The day of the practice I spent the van ride explaining the significance of Dr. Good’s presence to the kids. I gave them a version of the talk Dr. Drake had given us at K-State. While I am not completely sure of what I told the team, I do remember one statement. I stated that this opportunity may not mean much to them right at that moment, but some day it would. Don’t get me wrong, the five 4-Hers on that team were tremendous young people but I wasn’t sure the importance of the impending practice had occurred to them.
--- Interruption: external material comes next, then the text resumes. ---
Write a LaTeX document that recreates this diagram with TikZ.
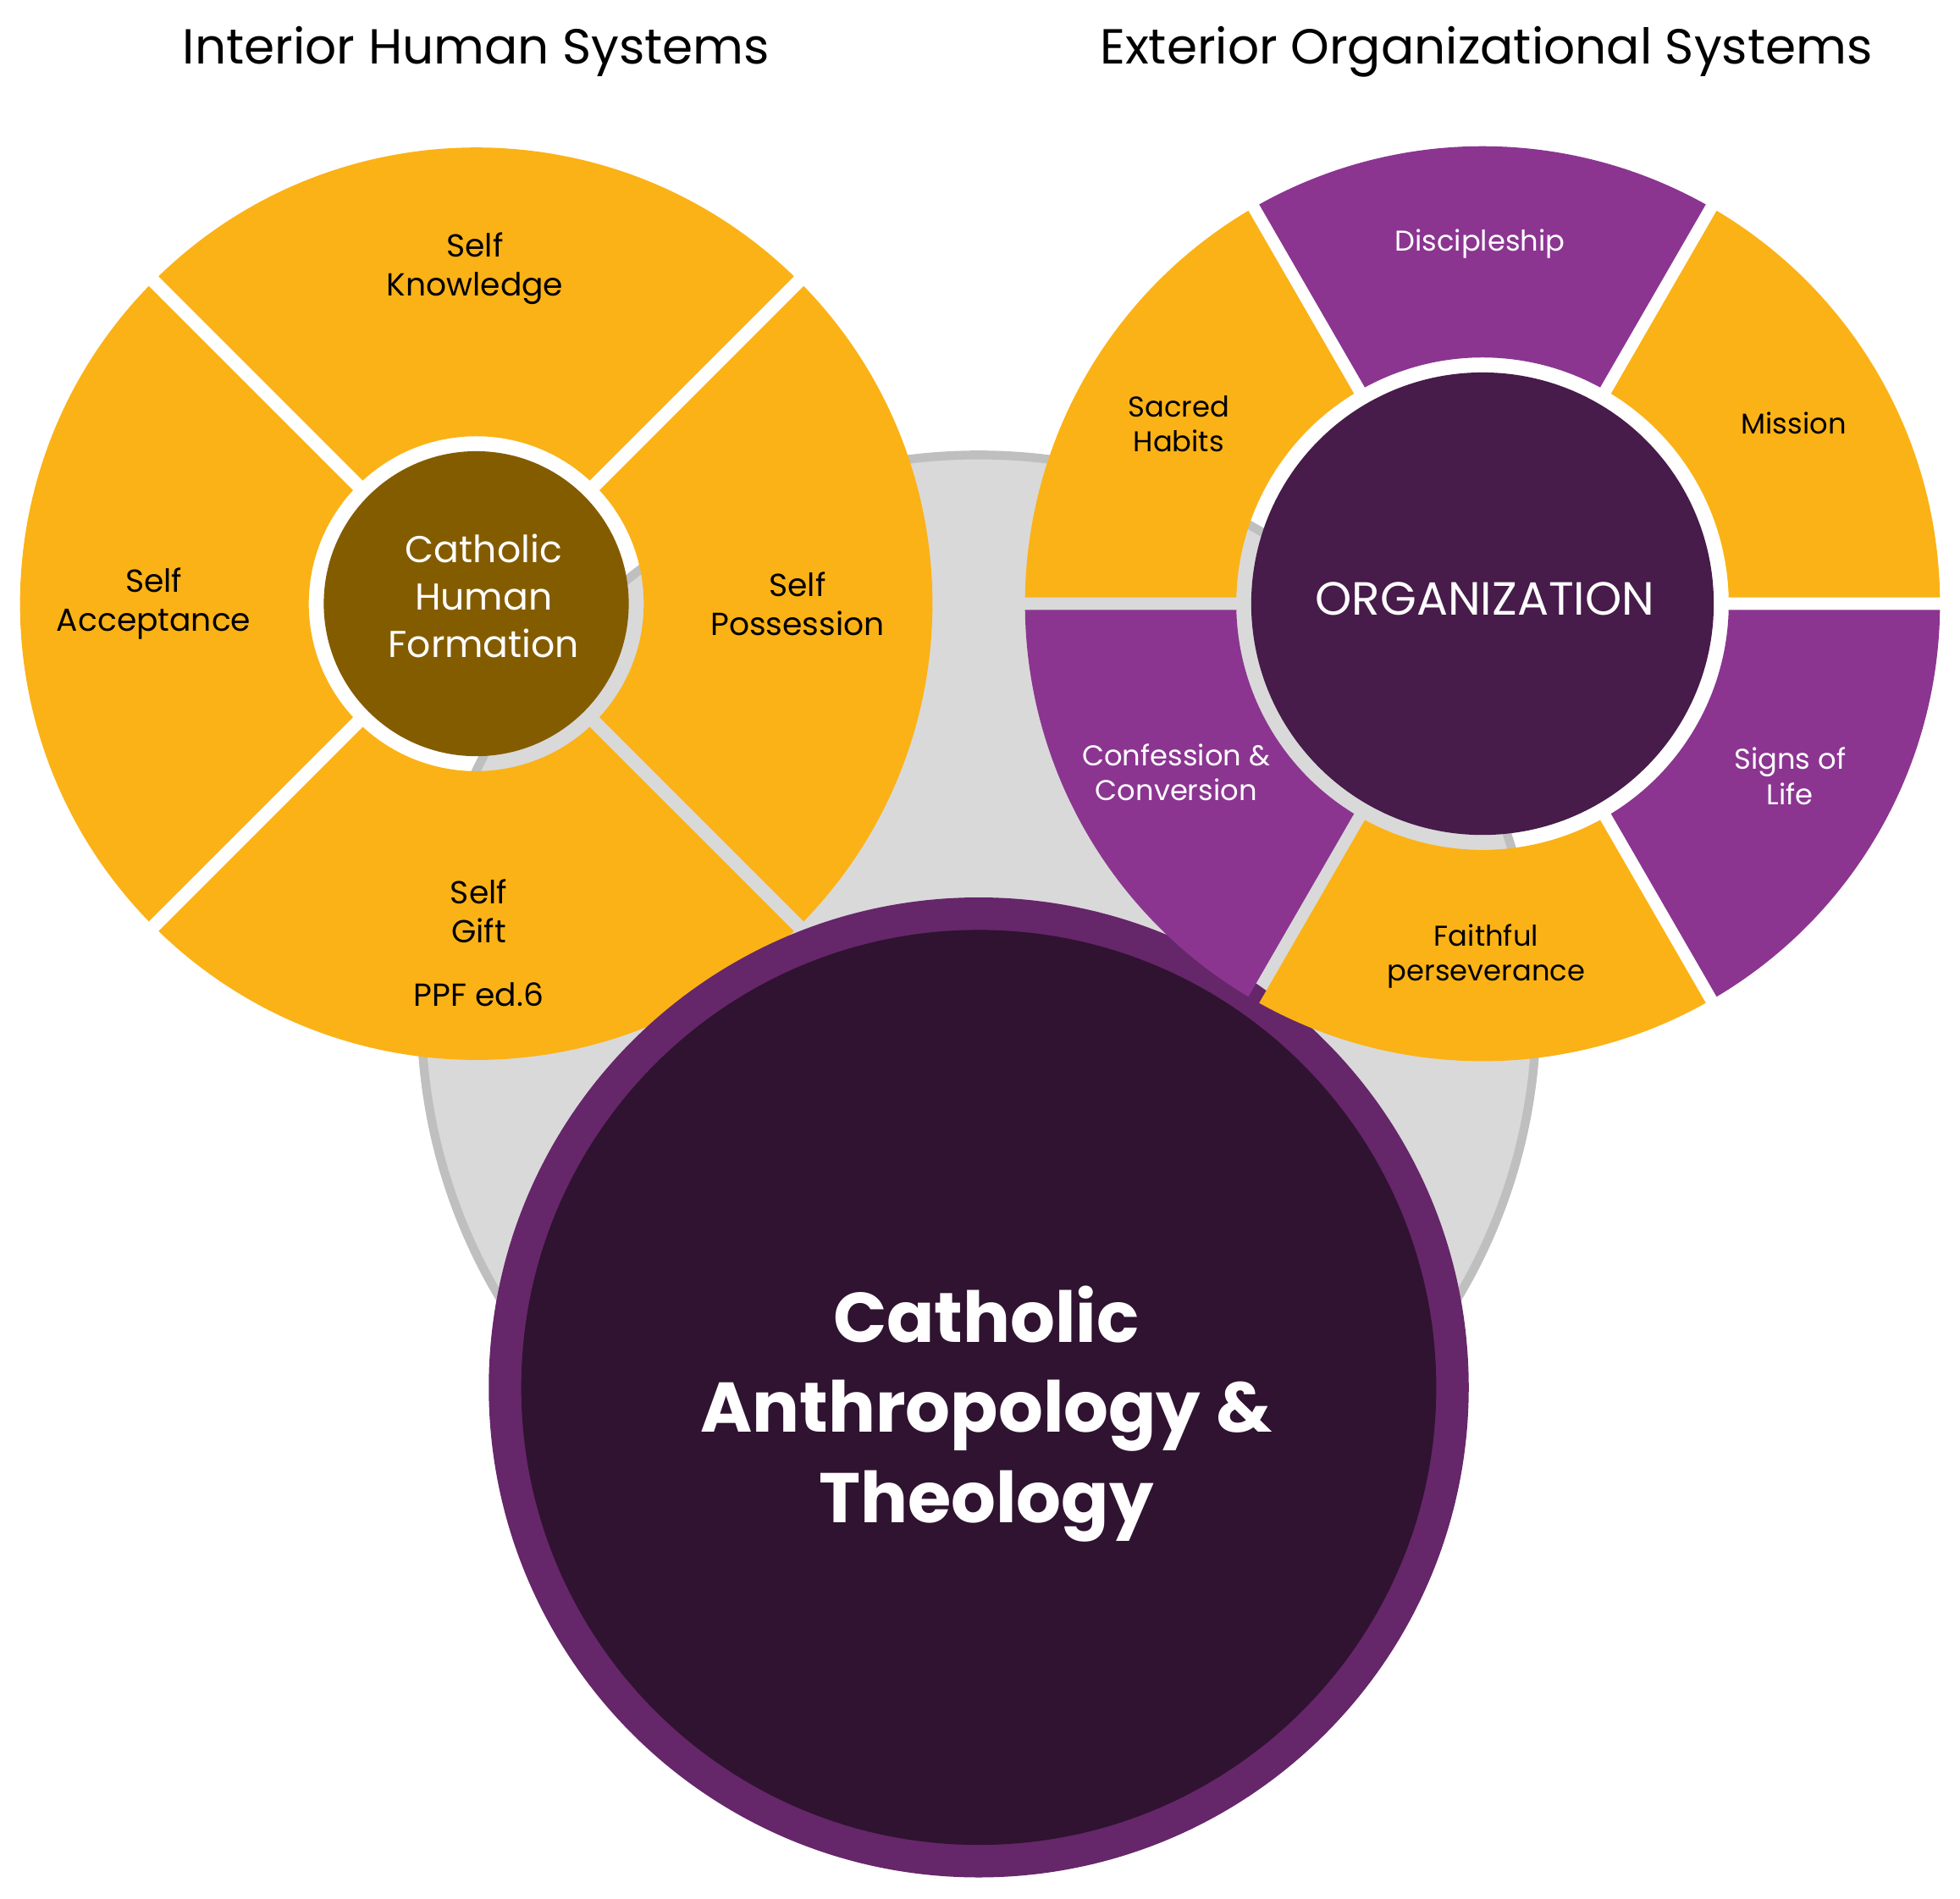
\documentclass[tikz,border=0pt]{standalone}
\usepackage{fontspec}
\setmainfont{Poppins}
\definecolor{ringgold}{HTML}{FBB216}
\definecolor{ringpurple}{HTML}{8B3591}
\definecolor{hubbrown}{HTML}{845C00}
\definecolor{hubplum}{HTML}{471B4A}
\definecolor{backgray}{HTML}{D9D9D9}
\definecolor{edgegray}{HTML}{BFBFBF}
\definecolor{corerim}{HTML}{66266A}
\definecolor{corefill}{HTML}{2F1330}

\begin{document}
\begin{tikzpicture}[
  x=0.01cm,y=0.01cm,
  titletext/.style={anchor=base,font=\fontsize{11.2pt}{13pt}\selectfont},
  humantext/.style={align=center,font=\fontsize{7.25pt}{8.8pt}\selectfont},
  hubtext/.style={align=center,text=white,font=\fontsize{8.5pt}{10.8pt}\selectfont},
  orgtext/.style={align=center,font=\fontsize{6.5pt}{8pt}\selectfont},
  coretext/.style={align=center,text=white,
                   font=\bfseries\fontsize{16pt}{20.5pt}\selectfont}
]
\useasboundingbox (0,0) rectangle (1568,1519);

\path[fill=backgray,draw=edgegray,line width=2pt] (783,709) circle[radius=446];

\node[titletext] (tInt) at (381,1468) {Interior Human Systems};
\node[titletext] (tExt) at (1189,1468) {Exterior Organizational Systems};

\begin{scope}[shift={(381,1036)}]
  \foreach \a in {45,135,225,315}
    \path[fill=ringgold]
      ({\a+asin(5.5/365)}:365)
      arc[start angle={\a+asin(5.5/365)},end angle={\a+90-asin(5.5/365)},radius=365]
      -- ({\a+90-asin(5.5/134)}:134)
      arc[start angle={\a+90-asin(5.5/134)},end angle={\a+asin(5.5/134)},radius=134]
      -- cycle;
  \fill[hubbrown] (0,0) circle[radius=122];
  \node[hubtext] (chf) at (6,6) {Catholic\\Human\\Formation};
  \node[humantext] (know) at (-1,268) {Self\\Knowledge};
  \node[humantext] (accept) at (-258,0) {Self\\Acceptance};
  \node[humantext] (possess) at (257,0) {Self\\Possession};
  \node[humantext] (gift) at (2,-246) {Self\\Gift};
  \node[humantext,anchor=base] (ppf) at (2,-322) {PPF ed.6};
\end{scope}

\fill[corerim] (783,409) circle[radius=392];
\fill[corefill] (783,409) circle[radius=366];
\node[coretext] (cat) at (789,388) {Catholic\\Anthropology \&\\Theology};

\begin{scope}[shift={(1186,1036)}]
  \foreach \a/\c in {0/ringgold,60/ringpurple,120/ringgold,
                     180/ringpurple,240/ringgold,300/ringpurple}
    \path[fill=\c]
      ({\a+asin(5/366)}:366)
      arc[start angle={\a+asin(5/366)},end angle={\a+60-asin(5/366)},radius=366]
      -- ({\a+60-asin(5/197)}:197)
      arc[start angle={\a+60-asin(5/197)},end angle={\a+asin(5/197)},radius=197]
      -- cycle;
  \fill[hubplum] (0,0) circle[radius=185];
  \node[orgtext,text=white,anchor=base,font=\fontsize{10.6pt}{12pt}\selectfont]
    (org) at (2,-9) {ORGANIZATION};
  \node[orgtext,text=white,anchor=base] (disc) at (-2,282) {Discipleship};
  \node[orgtext] (habits) at (-243,144) {Sacred\\Habits};
  \node[orgtext,anchor=base] (mission) at (249,136) {Mission};
  \node[orgtext,text=white] (confess) at (-245,-135) {Confession \&\\Conversion};
  \node[orgtext,text=white] (signs) at (246,-138) {Signs of\\Life};
  \node[orgtext] (faith) at (3,-282) {Faithful\\perseverance};
\end{scope}
\end{tikzpicture}
\end{document}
The practice was great and we got an incredible amount of work done, but that wasn’t the best part of the day. After practice, Craig and Amy invited us into their house for snacks. During that time Dr. Good spoke to the kids about the livestock and life. It was one of the most meaningful and memorable hours of my life, and I can only hope it touched the kids as much as it did me.
When I heard of Dr. Good’s passing my thoughts went back to that day. What I wouldn’t give to spend another hour sitting and taking in his observations on life and livestock. He was a truly great man, an example of a life well spent and how to make a difference with the one life we are each given. For that I am very thankful.